• EXERCISE DESCRIPTION
For each line below that contains the string "chart", copy that line.

========

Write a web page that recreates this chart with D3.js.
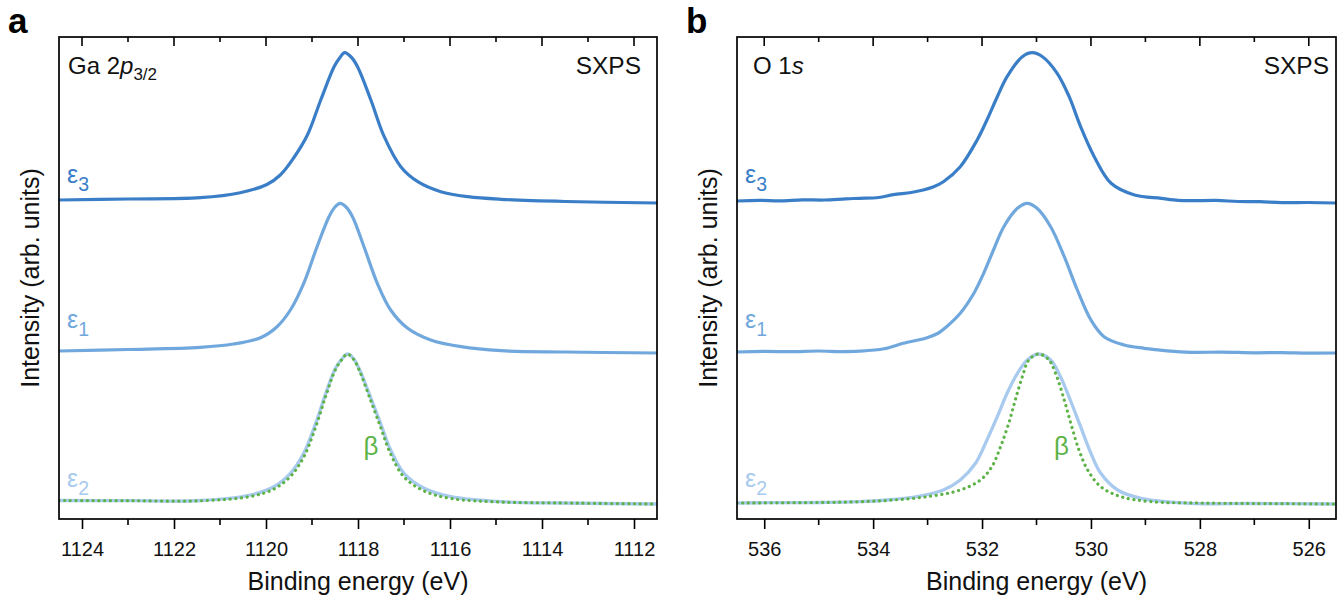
<!DOCTYPE html>
<html><head><meta charset="utf-8">
<script src="https://cdn.jsdelivr.net/npm/d3@7"></script>
<style>
body{margin:0;background:#fff;}
svg text{font-family:"Liberation Sans",Arial,Helvetica,sans-serif;}
</style></head>
<body>
<svg id="chart" width="1340" height="599"></svg>
<script>
// ---------- DATA (intensity in arb. units) ----------
// Panel a: Ga 2p3/2
const gaE3 = [[1124.5,319],[1123.0,320],[1121.43,321.3],[1120.56,326.3],[1119.98,334.5],[1119.69,344],[1119.40,361],[1119.10,384],[1118.81,419],[1118.52,452.3],[1118.40,461],[1118.29,466.3],[1118.15,462],[1118.01,452.3],[1117.72,419],[1117.43,382.3],[1117.07,352.3],[1116.70,337.3],[1116.20,327.3],[1115.61,322.3],[1114.89,319.7],[1113.5,317.5],[1111.5,316]];
const gaE1 = [[1124.5,168],[1123.0,169.5],[1121.43,171.7],[1120.71,175],[1120.12,181.3],[1119.76,192.3],[1119.47,209],[1119.18,235.7],[1118.89,272.3],[1118.63,302.3],[1118.50,312],[1118.39,315.7],[1118.26,312],[1118.12,302.3],[1117.87,272.3],[1117.58,235.7],[1117.29,209],[1116.92,190.7],[1116.42,179],[1115.76,172.3],[1114.89,168.3],[1113.5,167],[1111.5,166]];
const gaE2 = [[1124.5,18.5],[1123.0,18.3],[1121.43,18.5],[1120.34,24],[1119.83,32.3],[1119.47,45.7],[1119.18,65.7],[1118.92,95.7],[1118.70,125.7],[1118.49,150.7],[1118.35,160],[1118.23,165],[1118.10,160.5],[1117.98,150.7],[1117.76,125.7],[1117.51,95.7],[1117.29,69],[1117.00,45.7],[1116.56,30.7],[1115.98,22.3],[1114.89,17.3],[1113.5,16],[1111.5,15]];
const gaBeta = [[1124.5,18.5],[1123.0,18.3],[1121.43,18.2],[1120.34,22.5],[1119.83,30],[1119.47,42.5],[1119.18,62],[1118.92,92],[1118.70,123],[1118.49,149.5],[1118.35,159.5],[1118.23,165],[1118.10,160],[1117.98,149.5],[1117.76,123],[1117.51,92],[1117.29,65],[1117.00,42],[1116.56,28],[1115.98,20.5],[1114.89,17],[1113.5,16],[1111.5,15]];
// Panel b: O 1s
const oE3 = [[536.5,318],[536.1,318.6],[535.7,318.2],[535.3,319.2],[534.9,319],[534.5,320.2],[534.25,320.7],[533.9,321.5],[533.63,324.3],[533.3,326.5],[533.08,329],[532.9,332],[532.71,337.3],[532.40,352.3],[532.09,379],[531.91,399],[531.72,422.3],[531.54,442.3],[531.26,462.3],[531.08,466.3],[530.89,462.3],[530.62,445.7],[530.40,422.3],[530.19,392.3],[529.94,362.3],[529.63,335.7],[529.20,324],[528.71,320.7],[528.4,318.7],[528.16,318.3],[527.7,318.6],[527.3,317.5],[526.9,317.3],[526.5,316.4],[526.0,316.5],[525.5,316]];
const oE1 = [[536.5,167],[536.0,167.6],[535.5,167.3],[535.0,168],[534.6,167.4],[534.25,167.8],[533.8,170.2],[533.45,175.7],[533.01,181.3],[532.8,186],[532.65,192.3],[532.40,205.7],[532.15,225.7],[531.97,245.7],[531.79,269],[531.60,292.3],[531.35,310.7],[531.17,315.7],[530.99,310.7],[530.74,292.3],[530.49,262.3],[530.25,229],[530.00,199],[529.76,182.3],[529.39,174],[529.02,170.7],[528.6,168.2],[528.16,166.7],[527.6,166.9],[527.0,166.2],[526.5,166.4],[526.0,165.9],[525.5,166]];
const oE2 = [[536.5,16],[535.8,16.4],[535.0,16.5],[534.25,17.3],[533.75,19],[533.14,23],[532.71,29],[532.40,39],[532.12,55.7],[531.91,79],[531.72,102.3],[531.54,125.7],[531.35,145.7],[531.17,159],[530.97,165],[530.74,159],[530.56,142.3],[530.38,119],[530.19,92.3],[530.00,65.7],[529.82,45.7],[529.51,29],[529.08,20.7],[528.16,15.7],[527.0,15.5],[525.5,15]];
const oBeta = [[536.5,16],[535.0,16.5],[534.25,17.3],[533.63,19],[533.01,22.3],[532.40,29],[532.03,39],[531.82,52.3],[531.66,72.3],[531.51,95.7],[531.39,119],[531.26,142.3],[531.14,159],[530.96,165],[530.77,159],[530.65,145.7],[530.49,119],[530.37,95.7],[530.22,69],[530.06,49],[529.82,32.3],[529.45,22.3],[528.89,17.3],[528.0,16],[527.0,15.5],[525.5,15]];

const gaTicks = [1124,1122,1120,1118,1116,1114,1112];
const oTicks = [536,534,532,530,528,526];
const colors = {e3:"#3a7ec7", e1:"#70a8dd", e2:"#a8caee", beta:"#5db347"};

// ---------- DRAW ----------
const svg = d3.select("#chart");
const plotTop = 37, plotBottom = 519;
const y = d3.scaleLinear().domain([0, 482]).range([plotBottom, plotTop]);

function panel(opt){
  const x = d3.scaleLinear().domain(opt.domain).range([opt.x0, opt.x1]);
  const g = svg.append("g");
  const line = d3.line().x(d=>x(d[0])).y(d=>y(d[1])).curve(d3.curveCatmullRom.alpha(0.5));
  const clipId = "clip"+opt.id;
  svg.append("clipPath").attr("id",clipId).append("rect")
     .attr("x",opt.x0).attr("y",plotTop).attr("width",opt.x1-opt.x0).attr("height",plotBottom-plotTop);
  const pg = g.append("g").attr("clip-path",`url(#${clipId})`);
  pg.append("path").datum(opt.e2).attr("d",line).attr("fill","none").attr("stroke",colors.e2).attr("stroke-width",3.3);
  pg.append("path").datum(opt.beta).attr("d",line).attr("fill","none").attr("stroke",colors.beta).attr("stroke-width",3.2)
    .attr("stroke-dasharray","0.1 5.6").attr("stroke-linecap","round");
  pg.append("path").datum(opt.e1).attr("d",line).attr("fill","none").attr("stroke",colors.e1).attr("stroke-width",3.2);
  pg.append("path").datum(opt.e3).attr("d",line).attr("fill","none").attr("stroke",colors.e3).attr("stroke-width",3.2);

  const lo = Math.min(...opt.domain), hi = Math.max(...opt.domain);
  const minor = d3.range(Math.ceil(lo), Math.floor(hi)+1).filter(v=>!opt.ticks.includes(v));
  // bottom axis
  const axB = d3.axisBottom(x).tickValues(opt.ticks).tickSize(10).tickSizeOuter(0).tickFormat(d3.format("d"));
  const gb = g.append("g").attr("transform",`translate(0,${plotBottom})`).call(axB);
  gb.select(".domain").remove();
  gb.selectAll(".tick line").attr("stroke","#000").attr("stroke-width",1.6);
  gb.selectAll(".tick text").attr("font-size",20).attr("fill","#111").attr("y",23).attr("dy","0.71em")
    .attr("font-family","Liberation Sans, Arial, sans-serif");
  gb.selectAll(".mt").data(minor).enter().append("line").attr("class","mt")
    .attr("x1",d=>x(d)).attr("x2",d=>x(d)).attr("y1",0).attr("y2",6).attr("stroke","#000").attr("stroke-width",1.6);
  // top ticks (inward)
  const gt = g.append("g").attr("transform",`translate(0,${plotTop})`);
  gt.selectAll(".Mt").data(opt.ticks).enter().append("line").attr("class","Mt")
    .attr("x1",d=>x(d)).attr("x2",d=>x(d)).attr("y1",0).attr("y2",9).attr("stroke","#000").attr("stroke-width",1.6);
  gt.selectAll(".mt").data(minor).enter().append("line").attr("class","mt")
    .attr("x1",d=>x(d)).attr("x2",d=>x(d)).attr("y1",0).attr("y2",5).attr("stroke","#000").attr("stroke-width",1.6);
  // frame
  g.append("rect").attr("x",opt.x0).attr("y",plotTop).attr("width",opt.x1-opt.x0).attr("height",plotBottom-plotTop)
    .attr("fill","none").attr("stroke","#000").attr("stroke-width",1.7);

  // axis titles
  g.append("text").attr("x",(opt.x0+opt.x1)/2).attr("y",590).attr("text-anchor","middle")
    .attr("font-size",25).attr("fill","#111").text("Binding energy (eV)");
  g.append("text").attr("transform",`translate(${opt.x0-20},${(plotTop+plotBottom)/2}) rotate(-90)`).attr("text-anchor","middle")
    .attr("font-size",25).attr("fill","#111").text("Intensity (arb. units)");

  // panel letter
  g.append("text").attr("x",opt.x0-51).attr("y",33).attr("font-size",35).attr("font-weight","bold").attr("fill","#000").text(opt.letter);

  // core level title
  const t = g.append("text").attr("x",opt.x0+opt.titleDx).attr("y",74).attr("font-size",24).attr("fill","#111");
  opt.title(t);
  g.append("text").attr("x",opt.x1-opt.sxpsDx).attr("y",74).attr("text-anchor","end").attr("font-size",24.5).attr("fill","#111").text("SXPS");

  // series labels
  const lab = (txt, sub, yy, col) => {
    const tt = g.append("text").attr("x",opt.x0+8).attr("y",yy).attr("font-size",25).attr("fill",col);
    tt.append("tspan").text(txt);
    tt.append("tspan").attr("dy",7.5).attr("font-size",19.5).text(sub);
  };
  lab("ε","3",183,colors.e3);
  lab("ε","1",328,colors.e1);
  lab("ε","2",487,colors.e2);
  g.append("text").attr("x",x(opt.betaX)).attr("y",455).attr("font-size",26).attr("fill",colors.beta)
    .attr("font-family","Liberation Serif, Times New Roman, serif").text("β");
}

panel({id:"a", letter:"a", domain:[1124.5,1111.5], x0:59, x1:657, ticks:gaTicks,
  e3:gaE3, e1:gaE1, e2:gaE2, beta:gaBeta, betaX:1117.88, titleDx:9, sxpsDx:16,
  title:t=>{t.append("tspan").text("Ga 2");t.append("tspan").attr("font-style","italic").text("p");
    t.append("tspan").attr("dy",6).attr("font-size",17).text("3/2");}});
panel({id:"b", letter:"b", domain:[536.5,525.5], x0:737, x1:1336, ticks:oTicks,
  e3:oE3, e1:oE1, e2:oE2, beta:oBeta, betaX:530.68, titleDx:16, sxpsDx:7,
  title:t=>{t.append("tspan").text("O 1");t.append("tspan").attr("font-style","italic").text("s");}});
</script>
</body></html>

========

• THE COMPLETED TASK
Write a web page that recreates this chart with D3.js.
<svg id="chart" width="1340" height="599"></svg>
const svg = d3.select("#chart");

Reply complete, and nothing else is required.